Поэма довольно точно отражает ход войны, и, хотя Твардовский напоминает там трижды, что на войне сюжета нет, – внутренний сюжет в ней есть. Это сюжет формальный, сюжет, который касается, по-тыняновски говоря, плотности стихового ряда.
Первая часть «Теркина» – а поэма в первом издании имела три части, это членение сохранялось довольно долго – почти бессодержательная. Это набор каких-то заговоров народных, древних, архаичных, домолитвенных текстов, которые не несут в себе никакого особенного смысла. Это то, что человек приговаривает себе во время отступления, толкая тяжелое орудие, вытаскивая его из грязи. Это то, что он вместо молитвы повторяет, лежа под бомбежкой, лежа под минометным огнем. Это то, что он говорит себе, чтобы не сойти с ума. И он бормочет: «Сабантуй – одно лишь слово – / Сабантуй!..» Что значит это слово, нам абсолютно не важно, это именно полубред, заговор, который повторяется для того, чтобы окружить себя стеной какого-то почти пещерного суеверия. Это то, что произносится во время тяжелой физической работы. Это то, что говорит солдат, идучи по невыносимо трудной дороге. И тут никакой лирикой еще и не пахнет, тут поэзия играет свою самую первую роль. Она позволяет не сдохнуть, и только. Она позволяет каким-то образом забормотать боль.
Сегодняшний читатель многого в поэме не понимает. Его смущают повторы, многословие, удивляет, почему Теркин считается балагуром и шутником, если он ничего остроумного не говорит. Но ведь Теркин не какой-нибудь придворный шут Шико короля Генриха III, не французский или русский кавалергард – это низовая толпа войны, ее темная кость. Теркин может максимум сказать крепкое шутливое солдатское словцо под обстрелом или бомбежкой. Он может не потерять духа. Он может в какой-то момент подмигнуть перед смертью. Вот в этом и заключается весь юмор Теркина. Его болтовня – это болтовня ради болтовни. Просто для того, чтобы заполнить невыносимое ожидание боя или дикую скорбь и отчаяние после него во время отступления. Это именно заговаривание разверзающейся бездны, забалтывание, заплетание словами, вот этой их паутиной.
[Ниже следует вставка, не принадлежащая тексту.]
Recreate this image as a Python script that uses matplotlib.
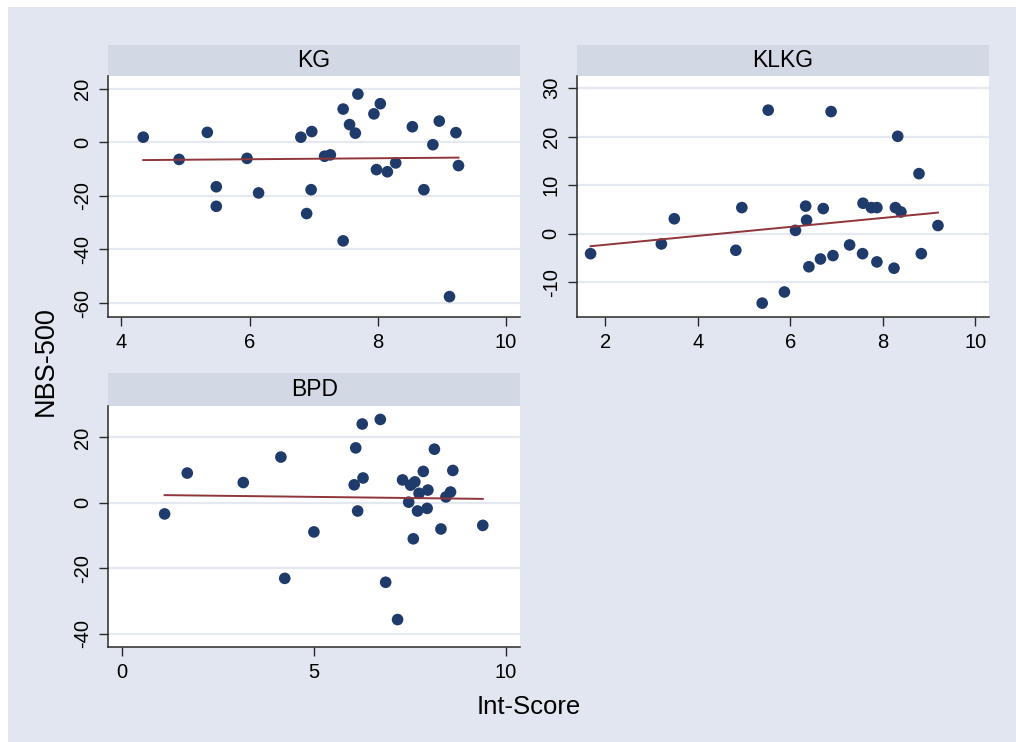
import numpy as np
import matplotlib
matplotlib.use("Agg")
import matplotlib.pyplot as plt
from matplotlib.patches import Rectangle

plt.rcParams['font.family'] = ['Liberation Sans', 'DejaVu Sans']

# ---- data -------------------------------------------------------------
kg_x = [4.34, 4.90, 5.34, 5.48, 5.48, 5.96, 6.14, 6.80, 6.97, 6.89,
        6.96, 7.17, 7.26, 7.46, 7.46, 7.56, 7.65, 7.69, 7.94, 8.04,
        7.98, 8.15, 8.28, 8.54, 8.72, 8.86, 8.96, 9.12, 9.22, 9.26]
kg_y = [1.9, -6.4, 3.7, -16.6, -23.9, -6.0, -18.9, 1.9, 4.0, -26.6,
        -17.7, -5.2, -4.7, 12.4, -36.8, 6.6, 3.4, 18.0, 10.6, 14.4,
        -10.2, -11.0, -7.7, 5.8, -17.7, -0.9, 7.9, -57.6, 3.6, -8.7]

klkg_x = [1.68, 3.21, 3.49, 4.82, 4.95, 5.52, 5.39, 5.87, 6.11, 6.33,
          6.35, 6.40, 6.65, 6.71, 6.88, 6.92, 7.28, 7.56, 7.57, 7.75,
          7.87, 7.87, 8.24, 8.27, 8.32, 8.39, 8.78, 8.83, 9.19]
klkg_y = [-4.1, -2.1, 3.1, -3.4, 5.4, 25.5, -14.3, -12.0, 0.7, 5.7,
          2.8, -6.8, -5.2, 5.2, 25.2, -4.5, -2.3, -4.1, 6.3, 5.4,
          5.4, -5.8, -7.1, 5.4, 20.1, 4.5, 12.4, -4.1, 1.7]

bpd_x = [1.11, 1.70, 3.16, 4.14, 4.24, 5.00, 6.05, 6.09, 6.14, 6.26,
         6.28, 6.73, 6.87, 7.18, 7.31, 7.47, 7.52, 7.63, 7.59, 7.70,
         7.74, 7.85, 7.95, 7.97, 8.14, 8.31, 8.44, 8.56, 8.62, 9.40]
bpd_y = [-3.4, 9.1, 6.2, 14.0, -23.1, -8.9, 5.5, 16.8, -2.5, 24.1,
         7.6, 25.5, -24.3, -35.7, 7.0, 0.2, 5.4, 6.4, -11.0, -2.5,
         2.9, 9.6, -1.7, 3.9, 16.4, -8.0, 1.8, 3.3, 9.9, -6.9]

panel_titles = ["KG", "KLKG", "BPD"]
x_ticks = [[4, 6, 8, 10], [2, 4, 6, 8, 10], [0, 5, 10]]
y_ticks = [[-60, -40, -20, 0, 20], [-10, 0, 10, 20, 30], [-40, -20, 0, 20]]
x_label = "Int-Score"
y_label = "NBS-500"

# ---- styling ----------------------------------------------------------
W, H = 1016, 742
BG = "#E1E6F0"
STRIP = "#D3D9E4"
GRID = "#E4E8F1"
DOT = "#1F3B6B"
FIT = "#90353B"
AX = "#2A2A2A"

fig = plt.figure(figsize=(W / 100, H / 100), dpi=100)
fig.patch.set_facecolor("white")
fig.add_artist(Rectangle((8 / W, 0), (W - 8) / W, (H - 7) / H,
                         transform=fig.transFigure, facecolor=BG,
                         edgecolor="none", zorder=-10))


def box(l, t, r, b):
    return [l / W, 1 - b / H, (r - l) / W, (b - t) / H]


panels = [
    (kg_x, kg_y, (108, 75.7, 520, 316.7), 45, (3.79, 10.22), (-65.1, 24.85)),
    (klkg_x, klkg_y, (576.7, 75.7, 989.3, 316.7), 45, (1.38, 10.30), (-17.1, 32.6)),
    (bpd_x, bpd_y, (108.3, 405.7, 520, 646.7), 373.3, (-0.357, 10.37), (-44.0, 29.7)),
]

for i, (xs, ys, (l, t, r, b), strip_top, xlim, ylim) in enumerate(panels):
    # title strip
    sax = fig.add_axes(box(l, strip_top, r, t))
    sax.set_facecolor(STRIP)
    sax.set_xticks([])
    sax.set_yticks([])
    for s in sax.spines.values():
        s.set_visible(False)
    sax.text(0.5, 0.5, panel_titles[i], ha="center", va="center",
             fontsize=16.5, transform=sax.transAxes)

    ax = fig.add_axes(box(l, t, r, b))
    ax.set_facecolor("white")
    ax.set_xlim(*xlim)
    ax.set_ylim(*ylim)
    ax.set_xticks(x_ticks[i])
    ax.set_yticks(y_ticks[i])
    ax.set_yticklabels([str(v) for v in y_ticks[i]], rotation=90, va="center")
    ax.tick_params(axis="both", direction="out", length=6.5, width=1.0,
                   color=AX, labelsize=14.5, pad=5)
    for side in ("top", "right"):
        ax.spines[side].set_visible(False)
    for side in ("left", "bottom"):
        ax.spines[side].set_color(AX)
        ax.spines[side].set_linewidth(1.1)
    ax.yaxis.grid(True, color=GRID, linewidth=1.6)
    ax.set_axisbelow(True)

    xa = np.asarray(xs)
    ya = np.asarray(ys)
    ax.scatter(xa, ya, s=70, color=DOT, edgecolors="none", zorder=3)
    slope, icpt = np.polyfit(xa, ya, 1)
    xx = np.array([xa.min(), xa.max()])
    ax.plot(xx, slope * xx + icpt, color=FIT, linewidth=1.4, zorder=4)

fig.text(529 / W, 1 - 707 / H, x_label, ha="center", va="center", fontsize=18.5)
fig.text(46 / W, 1 - 361 / H, y_label, ha="center", va="center",
         rotation=90, fontsize=19.5)

fig.savefig("out.png", dpi=100)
Постепенно в «Теркине» начинается разрежение ткани: в него проникает песенность, лирика, проникает даже содержание, как в главе «Два солдата», когда Теркин долго-долго думает, как ответить на вопрос старого солдата «…побьем мы немца или, может, не побьем?» – и говорит: «Побьем, отец». В ответе этом – чувство уверенности, когда уже не просто ощущаешь себя песчинкой на войне, не просто падаешь лицом в землю и прикрываешь бессмысленно затылок руками, хотя ни от какой бомбы это, конечно, не спасет, а когда начинаешь чувствовать, что война становится твоим домом, что ты на ней уже обустроился, что ты попривык и, более того, что уже не только на восток, а и на запад мы пойдем.